Functional T-observers

This article is a contribution to behavioral observer theory which was started by Valcher and Willems in 1999 and which was recently exposed by Fuhrmann in a comprehensive survey article. It is also a further development of the article on T-observers by Oberst and the author. For a given continuous or discrete time linear time-invariant behavior we assume that a linear function of a trajectory (e.g., some components) can be measured. We are interested in estimating another linear function of this trajectory.We generalize the notions of T-observability and T-observers introduced by Oberst and the author. T denotes a multiplicatively closed subset of the ring of operators. For different choices of T,T-observability coincides with observability, reconstructibility, trackability, or detectability, a T-observer is an exact, dead-beat, tracking, or asymptotic observer.
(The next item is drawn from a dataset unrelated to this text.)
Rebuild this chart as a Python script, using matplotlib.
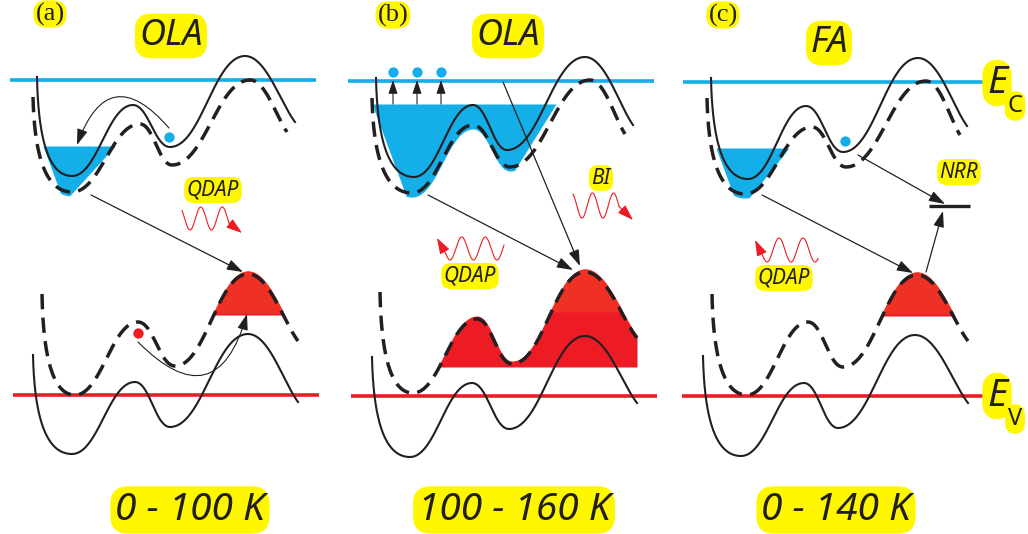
import numpy as np
import matplotlib
matplotlib.use("Agg")
import matplotlib.pyplot as plt

W, H = 1028, 534
BLUE = "#14AEE8"
RED = "#ED1C24"
RED_TOP = "#EE3124"
INK = "#231F20"
YEL = "#FFF700"

# ---- band edges: level y and x-extent for panels a, b, c ----
ec_level = [80, 81, 82]
ec_span = [(10, 316), (348, 654), (683, 990)]
ev_level = [395, 396, 396]
ev_span = [(13, 319), (351, 657), (682, 988)]

# ---- potential profiles: end points and turning points (x, y) ----
a_cb_solid = [(37, 77), (72, 176), (133, 105), (170, 147), (245, 56), (295, 122)]
a_cb_dash = [(33, 97), (72, 192), (140, 124), (172, 165), (250, 80), (287, 132)]
a_vb_solid = [(33, 355), (72, 454), (135, 382), (170, 427), (248, 334), (298, 402)]
a_vb_dash = [(42, 294), (75, 395), (138, 322), (175, 366), (248, 274), (298, 341)]

b_cb_solid = [(376, 78), (414, 177), (473, 105), (507, 150), (585, 57), (633, 125)]
b_cb_dash = [(372, 98), (412, 193), (473, 125), (510, 167), (590, 80), (625, 134)]
b_vb_solid = [(372, 357), (410, 457), (472, 383), (509, 429), (585, 336), (637, 403)]
b_vb_dash = [(380, 292), (413, 393), (477, 319), (512, 364), (585, 272), (637, 338)]

c_cb_solid = [(711, 78), (748, 179), (806, 106), (843, 152), (918, 58), (967, 126)]
c_cb_dash = [(707, 98), (745, 194), (812, 127), (846, 167), (926, 81), (960, 135)]
c_vb_solid = [(703, 356), (741, 456), (804, 383), (838, 428), (915, 335), (968, 403)]
c_vb_dash = [(712, 294), (747, 395), (808, 322), (843, 367), (917, 275), (968, 341)]

# ---- filled carrier pools (electrons) and hills (holes) ----
pool_top = [146, 104, 148]
pool_left = [43, 372, 716]
pool_right = [115, 556, 789]
pool_slope = [1.1, 1.6, 1.25]
hill_base = [315, 367, 316]
hill_range = [(200, 300), (440, 637), (870, 970)]

panel_tags = ["(a)", "(b)", "(c)"]
panel_tag_xy = [(50, 14), (393, 15), (723, 15)]
material = ["OLA", "OLA", "FA"]
material_xy = [(171, 36), (508, 36), (829, 43)]
temp_range = ["0 - 100 K", "100 - 160 K", "0 - 140 K"]
temp_xy = [(190, 510), (514, 510), (836, 510)]


def profile(knots, n=120):
    """Smooth potential curve through turning points (cubic Bezier pieces)."""
    xs, ys = [], []
    k = len(knots)
    t = np.linspace(0, 1, n)
    for i in range(k - 1):
        x0, y0 = knots[i]
        x1, y1 = knots[i + 1]
        dx, dy = x1 - x0, y1 - y0
        if i == 0:
            c1 = (x0 + 0.04 * dx, y0 + 0.72 * dy)
            c2 = (x1 - 0.58 * dx, y1)
        else:
            c1 = (x0 + 0.42 * dx, y0)
            c2 = (x1 - 0.42 * dx, y1)
        if i == k - 2:
            c2 = (x1 - 0.3 * dx, y1 - 0.3 * dy)
        bx = (1 - t) ** 3 * x0 + 3 * (1 - t) ** 2 * t * c1[0] + 3 * (1 - t) * t ** 2 * c2[0] + t ** 3 * x1
        by = (1 - t) ** 3 * y0 + 3 * (1 - t) ** 2 * t * c1[1] + 3 * (1 - t) * t ** 2 * c2[1] + t ** 3 * y1
        xs.append(bx if i == 0 else bx[1:])
        ys.append(by if i == 0 else by[1:])
    return np.concatenate(xs), np.concatenate(ys)


fig = plt.figure(figsize=(W / 100, H / 100), dpi=100)
ax = fig.add_axes([0, 0, 1, 1])
ax.set_xlim(0, W)
ax.set_ylim(H, 0)
ax.axis("off")


def arrow(start, end, color=INK, lw=0.9, ms=13, rad=None):
    props = dict(arrowstyle="-|>,head_length=0.75,head_width=0.25", color=color, lw=lw,
                 mutation_scale=ms, shrinkA=0, shrinkB=0)
    if rad is not None:
        props["connectionstyle"] = f"arc3,rad={rad}"
    ax.annotate("", xy=end, xytext=start, arrowprops=props, zorder=6)


def wave(x0, x1, crest, trough, period, trough_x, tip):
    x = np.linspace(x0, x1, 200)
    yc, amp = (crest + trough) / 2, (trough - crest) / 2
    y = yc + amp * np.cos(2 * np.pi * (x - trough_x) / period)
    ax.plot(x, y, color=RED, lw=0.8, zorder=5)
    end = (x[-1], y[-1]) if abs(tip[0] - x[-1]) < abs(tip[0] - x[0]) else (x[0], y[0])
    arrow(end, tip, color=RED, lw=0.8, ms=13)


def label(x, y, s, size, **kw):
    style = dict(ha="center", va="center", fontsize=size, color=INK, family="Noto Sans",
                 style="italic", zorder=8,
                 bbox=dict(boxstyle="round,pad=0.12,rounding_size=0.45", fc=YEL, ec="none"))
    style.update(kw)
    ax.text(x, y, s, **style)


cb_solids = [a_cb_solid, b_cb_solid, c_cb_solid]
cb_dashes = [a_cb_dash, b_cb_dash, c_cb_dash]
vb_solids = [a_vb_solid, b_vb_solid, c_vb_solid]
vb_dashes = [a_vb_dash, b_vb_dash, c_vb_dash]

for p in range(3):
    # band edge lines
    ax.plot(ec_span[p], [ec_level[p]] * 2, color=BLUE, lw=2.6, zorder=2, solid_capstyle="butt")
    ax.plot(ev_span[p], [ev_level[p]] * 2, color=RED, lw=2.6, zorder=2, solid_capstyle="butt")

    # electron pool below the conduction-band dashed profile
    dx, dy = profile(cb_dashes[p])
    xg = np.linspace(pool_left[p] - 15, pool_right[p] + 15, 900)
    low = np.interp(xg, dx, dy) + 4
    top = pool_top[p]
    low = np.minimum(low, top + (pool_right[p] - xg) * pool_slope[p])
    low = np.minimum(low, top + (xg - pool_left[p]) * 2.7)
    ax.fill_between(xg, top, low, where=low > top, interpolate=True, color=BLUE, lw=0, zorder=1)

    # hole hill above the valence-band dashed profile
    vx, vy = profile(vb_dashes[p])
    h0, h1 = hill_range[p]
    xg = np.linspace(h0, h1, 900)
    hill = np.interp(xg, vx, vy) - 3
    base = hill_base[p]
    ax.fill_between(xg, hill, base, where=hill < base, interpolate=True, color=RED, lw=0, zorder=1)
    split = 312 if p == 1 else base - 2
    ax.fill_between(xg, hill, split, where=hill < split, interpolate=True,
                    color=RED_TOP, lw=0, zorder=1)

    # profiles
    for knots, dashed in ((cb_solids[p], False), (cb_dashes[p], True),
                          (vb_solids[p], False), (vb_dashes[p], True)):
        x, y = profile(knots)
        if dashed:
            ax.plot(x, y, color=INK, lw=2.5, dashes=(4.4, 2.4), zorder=4)
        else:
            ax.plot(x, y, color=INK, lw=1.5, zorder=4)

    # labels
    ax.text(*panel_tag_xy[p], panel_tags[p], ha="center", va="center", fontsize=19,
            family="Liberation Serif", color=INK, zorder=8,
            bbox=dict(boxstyle="round,pad=0.08,rounding_size=0.5", fc=YEL, ec="none"))
    label(*material_xy[p], material[p], 26)
    label(*temp_xy[p], temp_range[p], 28)

# ---- panel (a): trapping and recombination via localized states ----
ax.scatter([169], [137], s=55, color=BLUE, zorder=7, lw=0)
ax.scatter([138], [333], s=55, color=RED, zorder=7, lw=0)
arrow((169, 128), (77, 145), lw=0.8, rad=0.85)
arrow((138, 342), (247, 314), lw=0.8, rad=0.85)
arrow((91, 195), (243, 272))
wave(182, 229, 207, 230, 21.5, 190, (242, 233))
label(213, 190, "QDAP", 15)

# ---- panel (b): thermal release and band-to-band recombination ----
for xd in (393, 417, 441):
    arrow((xd, 104), (xd, 80), lw=0.8, ms=11)
ax.scatter([393, 417, 441], [72, 72, 72], s=55, color=BLUE, zorder=7, lw=0)
arrow((503, 82), (580, 266))
arrow((428, 195), (573, 270))
wave(573, 619, 193, 218, 21, 582, (633, 220))
label(601, 178, "BI", 15)
wave(446, 504, 237, 260, 23.5, 450, (437, 238))
label(470, 276, "QDAP", 15)

# ---- panel (c): non-radiative recombination centre ----
ax.scatter([845], [141], s=55, color=BLUE, zorder=7, lw=0)
ax.plot([929, 970], [206, 206], color=INK, lw=2.4, zorder=5, solid_capstyle="butt")
arrow((858, 155), (945, 204))
arrow((926, 272), (943, 211))
arrow((762, 195), (913, 273))
label(959, 172, "NRR", 15)
wave(764, 818, 238, 262, 24, 767, (755, 240))
label(784, 278, "QDAP", 15)

# band edge names
label(997, 83, "E", 28)
label(1015, 106, "C", 17, style="normal")
label(997, 396, "E", 28)
label(1015, 419, "V", 17, style="normal")

fig.savefig("out.png", dpi=100)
We show the equivalence of T-observability and the existence of T-observers and give a constructive parametrization of all T-observers. Corresponding results for proper T-observers are also presented.Partial observation of the state of a Kalman state space system (compare e.g. Fuhrmann’s work) is a special case of our setting, and so are the observers of certain unknown components of a behavior studied by Bisiacco, Valcher, and Willems. The first result on functional observers in context with Rosenbrock equations or polynomial matrix descriptions is due to Wolovich (1974).